Another potential, although yet untested, advantage is that greater reliability may lead to other efficiencies in terms of lost time and cancelled cruises.

“There is an industry view that the Safe Return to Port regulations may lead to more efficient and more fully optimised ships,”Payne says. “Additional system capabilities should lead to greater flexibility and the enhanced redundancy feature of essential systems could lead to reduced down times due to single point system failures. Time will tell if this is a realistic advantage.”

Positive future for cruise

“The implementation of the new regulations can only be positive for the industry.”

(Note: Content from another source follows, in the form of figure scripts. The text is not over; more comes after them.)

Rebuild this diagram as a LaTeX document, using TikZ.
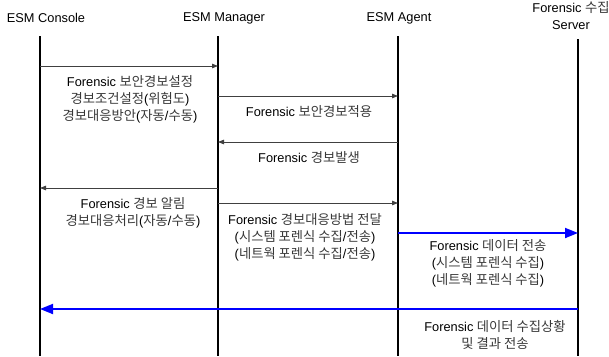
\documentclass[tikz,border=0pt]{standalone}
\usepackage{fontspec}
\setmainfont{Liberation Sans}
\newfontfamily\kr[Scale=1.04]{Noto Sans CJK KR}
\usetikzlibrary{arrows.meta}
\newcommand\K[1]{{\kr\color{black!78}#1}}
\begin{document}
\begin{tikzpicture}[x=1pt,y=-1pt,
  every node/.style={font=\fontsize{12.8}{17}\selectfont, inner sep=0pt, align=center},
  lifeline/.style={line width=1.6pt, black},
  msg/.style={line width=0.8pt, black!75, -{Triangle[length=6pt,width=4.5pt]}},
  bluemsg/.style={line width=1.8pt, blue, -{Triangle[length=13pt,width=10pt]}}]
\useasboundingbox (0,0) rectangle (609,356);
% headers
\node (hc) at (46,18) {ESM Console};
\node (hm) at (224,18) {ESM Manager};
\node (ha) at (399,18) {ESM Agent};
\node (hs) at (571,16) {Forensic \K{수집}\\Server};
% lifeline ends
\coordinate (c0) at (40,36);  \coordinate (c1) at (40,356);
\coordinate (m0) at (218,36); \coordinate (m1) at (218,356);
\coordinate (a0) at (398,36); \coordinate (a1) at (398,356);
\coordinate (s0) at (578,39); \coordinate (s1) at (578,356);
\draw[lifeline] (c0) -- (c1);
\draw[lifeline] (m0) -- (m1);
\draw[lifeline] (a0) -- (a1);
\draw[lifeline] (s0) -- (s1);
% message points
\coordinate (p1a) at (40,66);   \coordinate (p1b) at (218,66);
\coordinate (p2a) at (218,96);  \coordinate (p2b) at (398,96);
\coordinate (p3a) at (398,142); \coordinate (p3b) at (218,142);
\coordinate (p4a) at (218,188); \coordinate (p4b) at (40,188);
\coordinate (p5a) at (218,203); \coordinate (p5b) at (398,203);
\coordinate (p6a) at (398,233); \coordinate (p6b) at (578,233);
\coordinate (p7a) at (578,309); \coordinate (p7b) at (40,309);
\draw[msg] (p1a) -- (p1b);
\draw[msg] (p2a) -- (p2b);
\draw[msg] (p3a) -- (p3b);
\draw[msg] (p4a) -- (p4b);
\draw[msg] (p5a) -- (p5b);
\draw[bluemsg] (p6a) -- (p6b);
\draw[bluemsg] (p7a) -- (p7b);
% labels
\node (t1) at (130,99) {Forensic \K{보안경보설정}\\\K{경보조건설정}(\K{위험도})\\\K{경보대응방안}(\K{자동}/\K{수동})};
\node (t2) at (309,112) {Forensic \K{보안경보적용}};
\node (t3) at (309,157) {Forensic \K{경보발생}};
\node (t4) at (133,213) {Forensic \K{경보 알림}\\\K{경보대응처리}(\K{자동}/\K{수동})};
\node (t5) at (305,237) {Forensic \K{경보대응방법 전달}\\(\K{시스템 포렌식 수집}/\K{전송})\\(\K{네트웍 포렌식 수집}/\K{전송})};
\node (t6) at (488,263) {Forensic \K{데이터 전송}\\(\K{시스템 포렌식 수집})\\(\K{네트웍 포렌식 수집})};
\node (t7) at (495,335) {Forensic \K{데이터 수집상황}\\\K{및 결과 전송}};
\end{tikzpicture}
\end{document}
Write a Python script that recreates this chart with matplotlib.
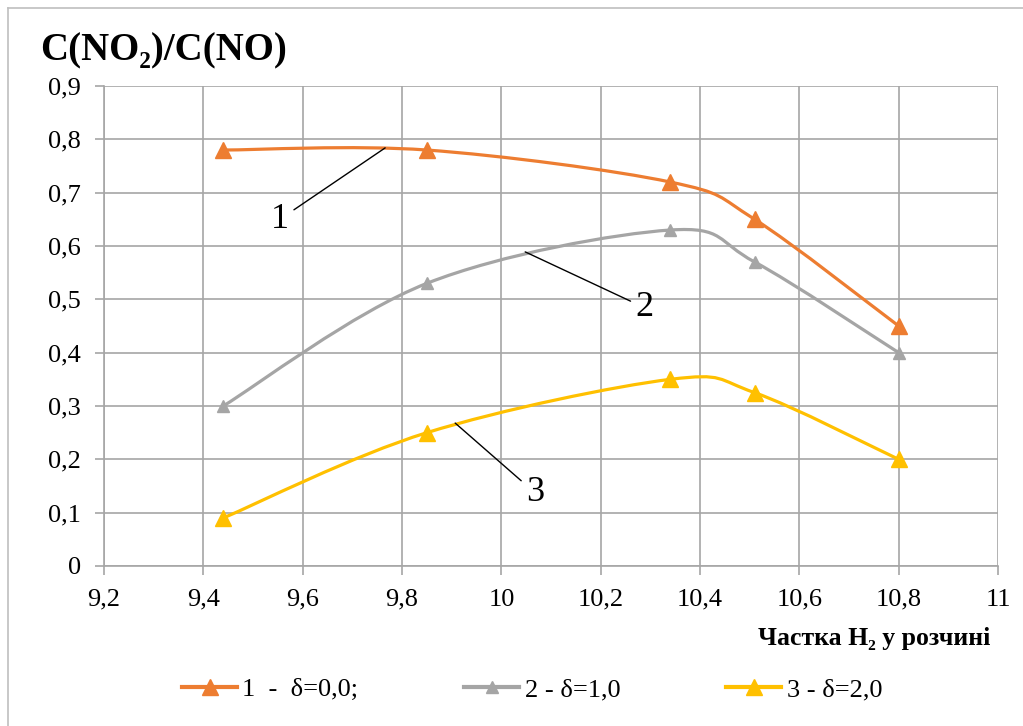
import matplotlib

matplotlib.use("Agg")
import matplotlib.pyplot as plt
import numpy as np
from matplotlib.lines import Line2D
from matplotlib.patches import PathPatch
from matplotlib.path import Path

plt.rcParams["font.family"] = ["Liberation Serif", "DejaVu Serif"]

# data
X = [9.44, 9.85, 10.34, 10.51, 10.80]
Y1 = [0.78, 0.78, 0.72, 0.65, 0.45]
Y2 = [0.30, 0.53, 0.63, 0.57, 0.40]
Y3 = [0.09, 0.25, 0.35, 0.325, 0.20]
LABELS = ["1  -  δ=0,0;", "2 - δ=1,0", "3 - δ=2,0"]
COLORS = ["#ED7D31", "#A5A5A5", "#FFC000"]
MARKER_SIZES = [12, 8, 12]

X_TICKS = np.round(np.arange(9.2, 11.01, 0.2), 1)
Y_TICKS = np.round(np.arange(0, 0.91, 0.1), 1)


def fmt(v):
    s = f"{v:g}"
    return s.replace(".", ",")


def smooth_path(xs, ys):
    """Excel-style smoothed line: cubic Bezier segments (Catmull-Rom controls)."""
    pts = np.column_stack([xs, ys]).astype(float)
    n = len(pts)
    verts = [pts[0]]
    codes = [Path.MOVETO]
    for i in range(n - 1):
        p0 = pts[max(i - 1, 0)]
        p1 = pts[i]
        p2 = pts[i + 1]
        p3 = pts[min(i + 2, n - 1)]
        c1 = p1 + (p2 - p0) / 6.0
        c2 = p2 - (p3 - p1) / 6.0
        verts += [c1, c2, p2]
        codes += [Path.CURVE4] * 3
    return Path(verts, codes)


fig = plt.figure(figsize=(10.23, 7.26), dpi=100)
ax = fig.add_axes([0.1017, 0.2204, 0.8739, 0.6611])

for ys, color, ms in zip([Y1, Y2, Y3], COLORS, MARKER_SIZES):
    ax.add_patch(PathPatch(smooth_path(X, ys), facecolor="none", edgecolor=color,
                           linewidth=2.3, zorder=3, capstyle="round"))
    ax.plot(X, ys, linestyle="none", marker="^", markersize=ms, color=color, zorder=4)

ax.set_xlim(9.2, 11.0)
ax.set_ylim(0, 0.9)
ax.set_xticks(X_TICKS, [fmt(v) for v in X_TICKS])
ax.set_yticks(Y_TICKS, [fmt(v) for v in Y_TICKS])
ax.grid(True, color="#A6A6A6", linewidth=1.2)
ax.set_axisbelow(True)
for side in ["top", "right"]:
    ax.spines[side].set_visible(False)
for side in ["left", "bottom"]:
    ax.spines[side].set_color("#A6A6A6")
    ax.spines[side].set_linewidth(1.2)
ax.tick_params(axis="both", colors="#A6A6A6", labelcolor="black", labelsize=19,
               length=6.5, width=1.2)
ax.tick_params(axis="y", pad=10)
ax.tick_params(axis="x", pad=10)

# callout numbers
for label, xt, yt, xe, ye in [("1", 9.554, 0.650, 9.766, 0.784),
                              ("2", 10.289, 0.484, 10.048, 0.589),
                              ("3", 10.068, 0.137, 9.907, 0.268)]:
    ax.annotate(label, xy=(xe, ye), xytext=(xt, yt), fontsize=26, ha="center", va="center",
                arrowprops=dict(arrowstyle="-", color="black", linewidth=1,
                                shrinkA=2, shrinkB=0))

fig.text(0.039, 0.93, "C(NO₂)/C(NO)", fontsize=28, fontweight="bold", ha="left", va="center")
fig.text(0.968, 0.121, "Частка H₂ у розчині", fontsize=18.5, fontweight="bold",
         ha="right", va="center")

handles = [Line2D([], [], color=c, linewidth=3, marker="^", markersize=ms)
           for c, ms in zip(COLORS, MARKER_SIZES)]
fig.legend(handles, LABELS, loc="center", bbox_to_anchor=(0.52, 0.05), ncol=3,
           frameon=False, fontsize=19, handlelength=2.1, handletextpad=0.2,
           columnspacing=4.0)

# chart-area frame
fig.add_artist(Line2D([0.008, 0.008], [0.0, 0.989], color="#BFBFBF", linewidth=1.2))
fig.add_artist(Line2D([0.008, 1.0], [0.989, 0.989], color="#BFBFBF", linewidth=1.2))

fig.savefig("out.png", dpi=100)
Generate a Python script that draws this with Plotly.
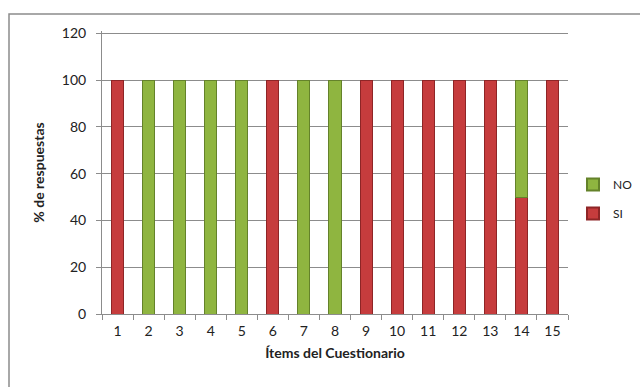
import plotly.graph_objects as go

items = [str(i) for i in range(1, 16)]
si = [100, 0, 0, 0, 0, 100, 0, 0, 100, 100, 100, 100, 100, 50, 100]
no = [0, 100, 100, 100, 100, 0, 100, 100, 0, 0, 0, 0, 0, 50, 0]
y_ticks = [0, 20, 40, 60, 80, 100, 120]

red = "#C63C3D"
red_edge = "#8E2526"
green = "#8FB540"
green_edge = "#64822A"


def nonzero(vals):
    # empty segments are left out so they draw no outline
    return [v if v else None for v in vals]


fig = go.Figure()
fig.add_trace(go.Bar(
    x=items, y=nonzero(si), name="SI", width=0.39, legendrank=2, legendgroup="si",
    marker=dict(color=red, line=dict(color=red_edge, width=1)),
))
fig.add_trace(go.Bar(
    x=items, y=nonzero(no), name="NO", width=0.39, legendrank=1, legendgroup="no",
    marker=dict(color=green, line=dict(color=green_edge, width=1)),
))

L, R, T, B = 102, 72, 31, 73
pw, ph = 640 - L - R, 387 - T - B

# outer chart frame
fig.add_shape(
    type="rect", xref="paper", yref="paper",
    x0=(9 - L) / pw, x1=(660 - L) / pw,
    y0=(387 - B - 400) / ph, y1=(387 - B - 14) / ph,
    line=dict(color="#8C8C8C", width=1.5), fillcolor="rgba(0,0,0,0)",
    layer="below",
)

fig.update_layout(
    width=640, height=387,
    margin=dict(l=L, r=R, t=T, b=B, autoexpand=False),
    barmode="stack",
    plot_bgcolor="white", paper_bgcolor="white",
    font=dict(family="Lato, Liberation Sans, sans-serif", size=14, color="#222"),
    showlegend=True,
    legend=dict(
        x=(573 - L) / pw, y=(387 - B - 170) / ph, xanchor="left", yanchor="top",
        traceorder="grouped", tracegroupgap=10, itemsizing="constant",
        itemwidth=30, font=dict(size=12), bgcolor="rgba(0,0,0,0)",
    ),
    xaxis=dict(
        type="category", tickson="boundaries", ticks="outside", ticklen=5,
        tickcolor="#8C8C8C", showline=True, linecolor="#8C8C8C", linewidth=1,
        showgrid=False, ticklabelstandoff=4,
        title=dict(text="<b>Ítems del Cuestionario</b>", font=dict(size=14), standoff=10),
        tickfont=dict(size=14),
    ),
    yaxis=dict(
        range=[0, 121], tickvals=y_ticks, ticks="outside", ticklen=5,
        tickcolor="#8C8C8C", showline=True, linecolor="#8C8C8C", linewidth=1,
        showgrid=True, gridcolor="#8C8C8C", gridwidth=1, zeroline=False,
        ticklabelstandoff=7,
        title=dict(text="<b>% de respuestas</b>", font=dict(size=14), standoff=13),
        tickfont=dict(size=14),
    ),
)

fig.write_html("out.html")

So, have the requirements of the new rules deterred the industry from ordering new tonnage? Payne doesn’t think so. He believes the current dearth of orders has more to do with the general economic situation and that, for prototype designs, the new rules needn’t pose a significant problem.

“In working up the new Princess design, Carnival’s experience has shown that given a thorough understanding of the rules and the implications of various actions, it needn’t be difficult to design for the new rules and there needn’t be any significant cost implications,”he says.

In the long term, the implementation of the new regulations can only be positive for the industry.

“It demonstrates that the industry is moving forward,”adds Payne. “It is an evolutionary process, remember that the number of lifeboats and lifesaving requirements that Titanic was required to have onboard was dictated by regulation on its length. This was subsequently changed to the philosophy of a lifesaving place for all.”

Only time will tell if these new rules do have any impact on the safety of passengers, according to Joly.

“We have always designed to ensure that we reduce the residual risk of travelling in our ships to the minimum,”he says. “The greatest single factor, however, remains a well organised and trained crew, without which all the regulations for a safe design become merely academic.”